» Problem to solve
Your copy of the material below should match it exactly, except that it holds no pictures.

» Given material
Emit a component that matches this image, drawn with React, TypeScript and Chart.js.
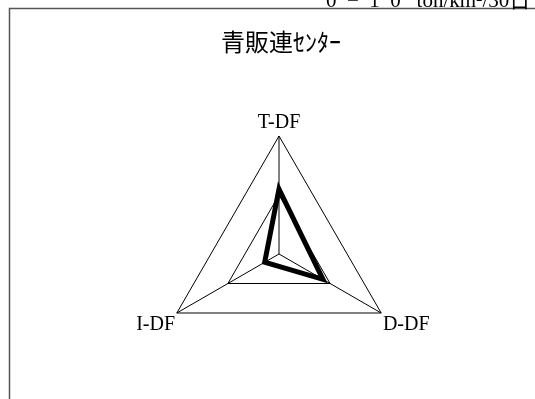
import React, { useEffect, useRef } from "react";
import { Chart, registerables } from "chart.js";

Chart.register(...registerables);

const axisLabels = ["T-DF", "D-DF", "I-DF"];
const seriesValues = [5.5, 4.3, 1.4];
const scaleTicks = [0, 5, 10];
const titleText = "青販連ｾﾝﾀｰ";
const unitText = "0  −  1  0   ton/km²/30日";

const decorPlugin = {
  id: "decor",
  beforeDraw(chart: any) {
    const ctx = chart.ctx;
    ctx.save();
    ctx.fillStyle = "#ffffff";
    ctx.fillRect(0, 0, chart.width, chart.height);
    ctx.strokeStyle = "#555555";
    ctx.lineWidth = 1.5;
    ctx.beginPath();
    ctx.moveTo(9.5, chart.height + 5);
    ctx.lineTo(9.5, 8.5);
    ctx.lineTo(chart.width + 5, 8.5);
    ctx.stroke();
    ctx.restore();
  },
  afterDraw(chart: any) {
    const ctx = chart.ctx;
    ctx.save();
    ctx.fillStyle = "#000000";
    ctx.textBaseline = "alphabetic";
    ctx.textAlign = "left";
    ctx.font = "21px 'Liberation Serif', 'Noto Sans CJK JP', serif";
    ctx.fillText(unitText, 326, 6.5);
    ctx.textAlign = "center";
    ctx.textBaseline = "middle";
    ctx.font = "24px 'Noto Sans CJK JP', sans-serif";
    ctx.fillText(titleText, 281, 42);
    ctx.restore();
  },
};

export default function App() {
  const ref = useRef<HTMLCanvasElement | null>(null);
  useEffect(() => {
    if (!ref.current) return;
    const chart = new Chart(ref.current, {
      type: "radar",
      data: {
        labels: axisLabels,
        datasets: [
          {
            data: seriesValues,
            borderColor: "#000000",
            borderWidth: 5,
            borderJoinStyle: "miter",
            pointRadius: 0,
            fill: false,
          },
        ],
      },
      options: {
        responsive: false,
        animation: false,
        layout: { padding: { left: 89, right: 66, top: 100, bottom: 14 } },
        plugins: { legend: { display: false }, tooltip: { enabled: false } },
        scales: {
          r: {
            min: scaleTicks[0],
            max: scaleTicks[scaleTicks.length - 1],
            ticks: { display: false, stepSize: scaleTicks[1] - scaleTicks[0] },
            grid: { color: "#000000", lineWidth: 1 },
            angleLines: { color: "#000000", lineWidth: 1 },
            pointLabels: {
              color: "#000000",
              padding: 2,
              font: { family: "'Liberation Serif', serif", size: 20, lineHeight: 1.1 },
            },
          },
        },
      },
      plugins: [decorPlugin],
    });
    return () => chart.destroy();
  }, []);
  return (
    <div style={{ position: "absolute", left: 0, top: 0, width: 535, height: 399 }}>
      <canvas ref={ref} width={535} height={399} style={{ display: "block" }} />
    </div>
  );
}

» In response
Emit a component that matches this image, drawn with React, TypeScript and Chart.js.
import React, { useEffect, useRef } from "react";
import { Chart, registerables } from "chart.js";

Chart.register(...registerables);

const axisLabels = ["T-DF", "D-DF", "I-DF"];
const seriesValues = [5.5, 4.3, 1.4];
const scaleTicks = [0, 5, 10];
const titleText = "青販連ｾﾝﾀｰ";
const unitText = "0  −  1  0   ton/km²/30日";

const decorPlugin = {
  id: "decor",
  beforeDraw(chart: any) {
    const ctx = chart.ctx;
    ctx.save();
    ctx.fillStyle = "#ffffff";
    ctx.fillRect(0, 0, chart.width, chart.height);
    ctx.strokeStyle = "#555555";
    ctx.lineWidth = 1.5;
    ctx.beginPath();
    ctx.moveTo(9.5, chart.height + 5);
    ctx.lineTo(9.5, 8.5);
    ctx.lineTo(chart.width + 5, 8.5);
    ctx.stroke();
    ctx.restore();
  },
  afterDraw(chart: any) {
    const ctx = chart.ctx;
    ctx.save();
    ctx.fillStyle = "#000000";
    ctx.textBaseline = "alphabetic";
    ctx.textAlign = "left";
    ctx.font = "21px 'Liberation Serif', 'Noto Sans CJK JP', serif";
    ctx.fillText(unitText, 326, 6.5);
    ctx.textAlign = "center";
    ctx.textBaseline = "middle";
    ctx.font = "24px 'Noto Sans CJK JP', sans-serif";
    ctx.fillText(titleText, 281, 42);
    ctx.restore();
  },
};

export default function App() {
  const ref = useRef<HTMLCanvasElement | null>(null);
  useEffect(() => {
    if (!ref.current) return;
    const chart = new Chart(ref.current, {
      type: "radar",
      data: {
        labels: axisLabels,
        datasets: [
          {
            data: seriesValues,
            borderColor: "#000000",
            borderWidth: 5,
            borderJoinStyle: "miter",
            pointRadius: 0,
            fill: false,
          },
        ],
      },
      options: {
        responsive: false,
        animation: false,
        layout: { padding: { left: 89, right: 66, top: 100, bottom: 14 } },
        plugins: { legend: { display: false }, tooltip: { enabled: false } },
        scales: {
          r: {
            min: scaleTicks[0],
            max: scaleTicks[scaleTicks.length - 1],
            ticks: { display: false, stepSize: scaleTicks[1] - scaleTicks[0] },
            grid: { color: "#000000", lineWidth: 1 },
            angleLines: { color: "#000000", lineWidth: 1 },
            pointLabels: {
              color: "#000000",
              padding: 2,
              font: { family: "'Liberation Serif', serif", size: 20, lineHeight: 1.1 },
            },
          },
        },
      },
      plugins: [decorPlugin],
    });
    return () => chart.destroy();
  }, []);
  return (
    <div style={{ position: "absolute", left: 0, top: 0, width: 535, height: 399 }}>
      <canvas ref={ref} width={535} height={399} style={{ display: "block" }} />
    </div>
  );
}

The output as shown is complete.